Er sollte auf den Spuren von James Joyce wandeln, der in der Stadt große Teile des Ulysses geschrieben hat und er sollte vor allen Dingen sämtliche Konditoreien der Stadt überfallen. In keiner Stadt der Welt habe ich bessere süße Schweinereien gekostet, als in Triest. Auch nicht in irgendwelchen türkischen oder arabischen Städten. Ehrenwort. Die k.u.k.-Vergangenheit von Triest hat nicht nur in den Krimis von Heinichen, sondern auch auf meinen Hüften nachhaltige wunderbare Spuren hinterlassen.
Theodor Storm: In St. Jürgen. Eine Halligfahrt. Draußen im Heidedorf
Eine meiner Kolleginnen lebt ja auf Sylt. Immer wieder erzählt sie mir, dass sie tagelang dichten Nebel auf der Insel hätte. Da kommt dann immer tiefer Neid in mir hoch. Dichte Nebelschwaden, fröstelnde Kälte, heulende Sturmböen, in der Ferne ein Nebelhorn und dann heiße sämige Erbensuppe in der Kombüse und ein schöner Rum in der Kajüte. Und in der Koje irgendwas von Theodor Storm.
Seit dem Schimmelreiter, den ich noch als gelbes Reclam-Heftchen in der Schule lesen durfte, mag ich den großen Klaren aus dem Norden. Unvergessen auch „Pole Poppenspäler“, ebenfalls Schullektüre. Ich erinnere den Poppenspäler aber auch in der Verfilmung mit dem hervorragenden Walter Richter in der Hauptrolle. Ihr kennt den Mann sicherlich als Hauptkommissar Trimmel aus alten Tatort-Folgen.
Dieser kleiner Band, den ich heute aus dem Regal gezogen habe, beinhaltet drei Novellen: „In St. Jürgen“, „Eine Halligfahrt“ und das ein wenig gespenstische „Draußen im Heidedorf“.

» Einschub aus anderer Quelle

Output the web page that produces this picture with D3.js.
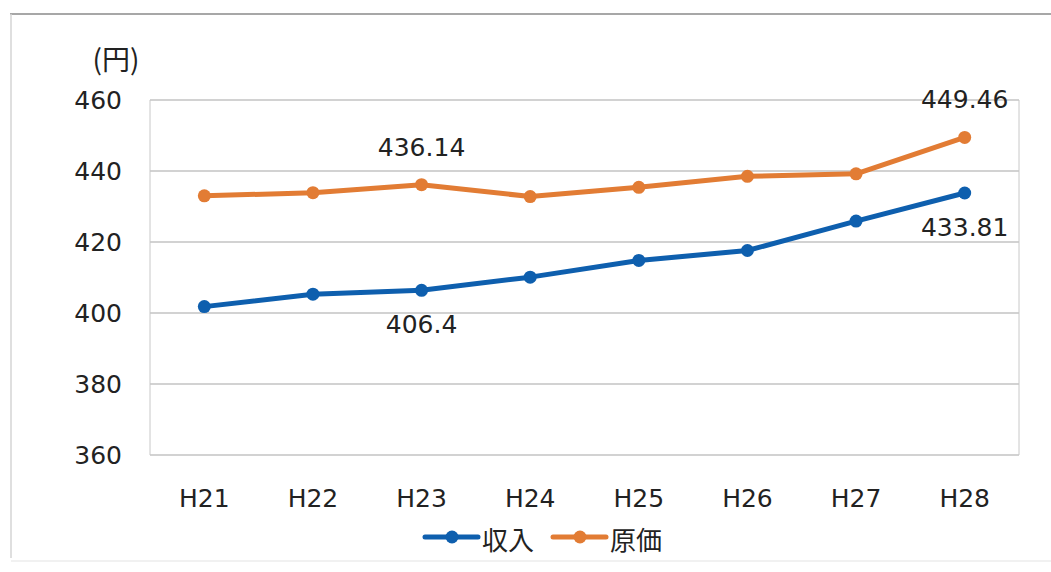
<!DOCTYPE html>
<html>
<head>
<meta charset="utf-8">
<script src="https://cdn.jsdelivr.net/npm/d3@7"></script>
<style>
  html, body { margin: 0; padding: 0; background: #fff; }
  svg { display: block; }
  text { font-family: "DejaVu Sans", Verdana, sans-serif; fill: #222; }
  .cjk { font-family: "Noto Sans CJK JP", "Noto Sans", sans-serif; }
</style>
</head>
<body>
<svg id="chart" width="1051" height="572"></svg>
<script>
// Fiscal years (Heisei)
const categories = ["H21", "H22", "H23", "H24", "H25", "H26", "H27", "H28"];
// 収入 (revenue per unit, yen)
const revenue = [401.8, 405.3, 406.4, 410.1, 414.8, 417.6, 425.9, 433.81];
// 原価 (cost per unit, yen)
const cost = [433.0, 433.9, 436.14, 432.8, 435.4, 438.5, 439.2, 449.46];
const yTicks = [360, 380, 400, 420, 440, 460];
const seriesNames = ["収入", "原価"];
const seriesColors = ["#0e5fae", "#e27c34"];
// Values called out on the chart: [series index, category index, above?]
const callouts = [
  [1, 2, true], [0, 2, false], [1, 7, true], [0, 7, false]
];

const svg = d3.select("#chart");
const plot = { left: 150, right: 1019, top: 100, bottom: 455 };

// Outer frame
svg.append("line").attr("x1", 10).attr("x2", 1051).attr("y1", 14).attr("y2", 14)
  .attr("stroke", "#8a8a8a").attr("stroke-width", 1.5);
svg.append("line").attr("x1", 11).attr("x2", 11).attr("y1", 14).attr("y2", 558)
  .attr("stroke", "#d4d4d4").attr("stroke-width", 1.5);
svg.append("line").attr("x1", 11).attr("x2", 1051).attr("y1", 561).attr("y2", 561)
  .attr("stroke", "#ececec").attr("stroke-width", 1.5);

const x = d3.scaleBand().domain(categories).range([plot.left, plot.right]);
const y = d3.scaleLinear().domain([360, 460]).range([plot.bottom, plot.top]);

// Gridlines
svg.append("g").selectAll("line").data(yTicks).join("line")
  .attr("x1", plot.left).attr("x2", plot.right)
  .attr("y1", d => y(d)).attr("y2", d => y(d))
  .attr("stroke", "#a6a6a6").attr("stroke-width", 1.2);

// Plot-area sides
svg.append("line").attr("x1", plot.left).attr("x2", plot.left)
  .attr("y1", plot.top).attr("y2", plot.bottom).attr("stroke", "#c8c8c8");
svg.append("line").attr("x1", plot.right).attr("x2", plot.right)
  .attr("y1", plot.top).attr("y2", plot.bottom).attr("stroke", "#c8c8c8");

// Y axis labels
const yAxis = d3.axisLeft(y).tickValues(yTicks).tickSize(0).tickPadding(28);
const gy = svg.append("g").attr("transform", `translate(${plot.left},0)`).call(yAxis);
gy.select(".domain").remove();
gy.selectAll("text").attr("font-size", 25).attr("fill", "#222")
  .attr("font-family", "DejaVu Sans, Verdana, sans-serif");

// X axis labels
const xAxis = d3.axisBottom(x).tickSize(0).tickPadding(34);
const gx = svg.append("g").attr("transform", `translate(0,${plot.bottom})`).call(xAxis);
gx.select(".domain").remove();
gx.selectAll("text").attr("font-size", 25).attr("fill", "#222")
  .attr("font-family", "DejaVu Sans, Verdana, sans-serif");

// Unit label
svg.append("text").attr("class", "cjk").attr("x", 116).attr("y", 70)
  .attr("text-anchor", "middle").attr("font-size", 28).text("(円)");

// Lines and markers
const seriesData = [revenue, cost];
const cx = d => x(d) + x.bandwidth() / 2;
const line = d3.line().x((d, i) => cx(categories[i])).y(d => y(d));
seriesData.forEach((vals, s) => {
  svg.append("path").datum(vals).attr("d", line)
    .attr("fill", "none").attr("stroke", seriesColors[s])
    .attr("stroke-width", 5).attr("stroke-linejoin", "round");
  svg.append("g").selectAll("circle").data(vals).join("circle")
    .attr("cx", (d, i) => cx(categories[i])).attr("cy", d => y(d))
    .attr("r", 6.5).attr("fill", seriesColors[s]);
});

// Value callouts
callouts.forEach(([s, i, above]) => {
  const v = seriesData[s][i];
  svg.append("text")
    .attr("x", cx(categories[i]))
    .attr("y", above ? y(v) - 29 : y(v) + 43)
    .attr("text-anchor", "middle").attr("font-size", 25).attr("fill", "#222")
    .text(String(v));
});

// Legend
const legend = [
  { name: seriesNames[0], color: seriesColors[0], x0: 425 },
  { name: seriesNames[1], color: seriesColors[1], x0: 553 }
];
legend.forEach(l => {
  const g = svg.append("g");
  g.append("line").attr("x1", l.x0).attr("x2", l.x0 + 53)
    .attr("y1", 537).attr("y2", 537).attr("stroke", l.color)
    .attr("stroke-width", 5).attr("stroke-linecap", "round");
  g.append("circle").attr("cx", l.x0 + 27).attr("cy", 537).attr("r", 6.5).attr("fill", l.color);
  g.append("text").attr("class", "cjk").attr("x", l.x0 + 57).attr("y", 550)
    .attr("font-size", 26).text(l.name);
});
</script>
</body>
</html>
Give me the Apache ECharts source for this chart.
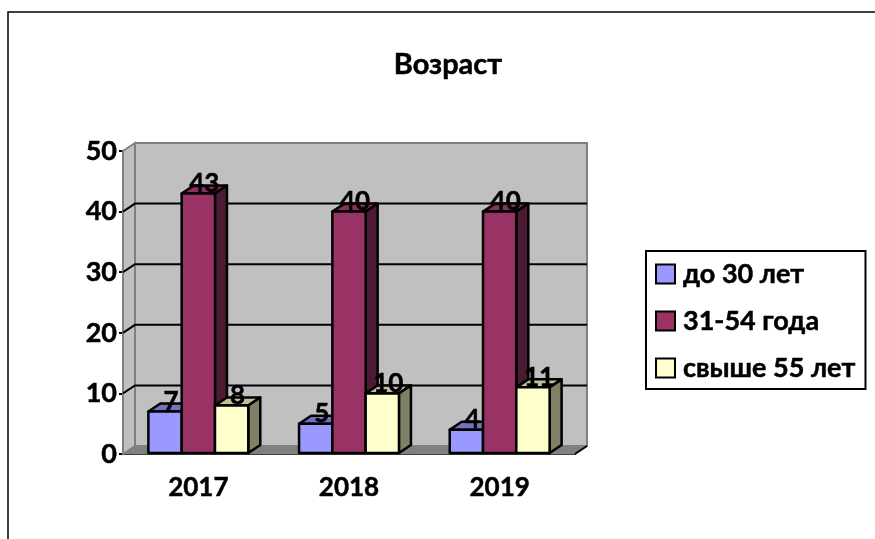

Besonders hat es mir die „Halligfahrt“ angetan, eine auf den ersten Blick hübsch betrüblich-tragische Romanze, in der zwei Liebende nicht zueinander kommen können. Auf den zweiten Blick aber gibt es eine Menge Sozialkritik und auch noch heftige Kritik an Bürokratismus und staatlicher Bevormundung. Alles in allem ruft da ein liberaler Storm laut und flehend um Hilfe, ohne allerdings den politischen Ausweg zu finden und ohne so recht die Konsequenzen zu formulieren.
Ich schätze an Storm seine – sagen wir – „Bodenhaftung“, seine Nähe zu den Volkssagen und auch zu den „einfachen Leuten“ des 19. Jahrhunderts. Was Thomas Mann dem Bürgertum, das ist Theodor Storm dem einfachen Volk vom Land zwischen den Meeren. Und einmal mehr: seine Novellen riechen eindrucksvoll nach Salz und nach Fisch.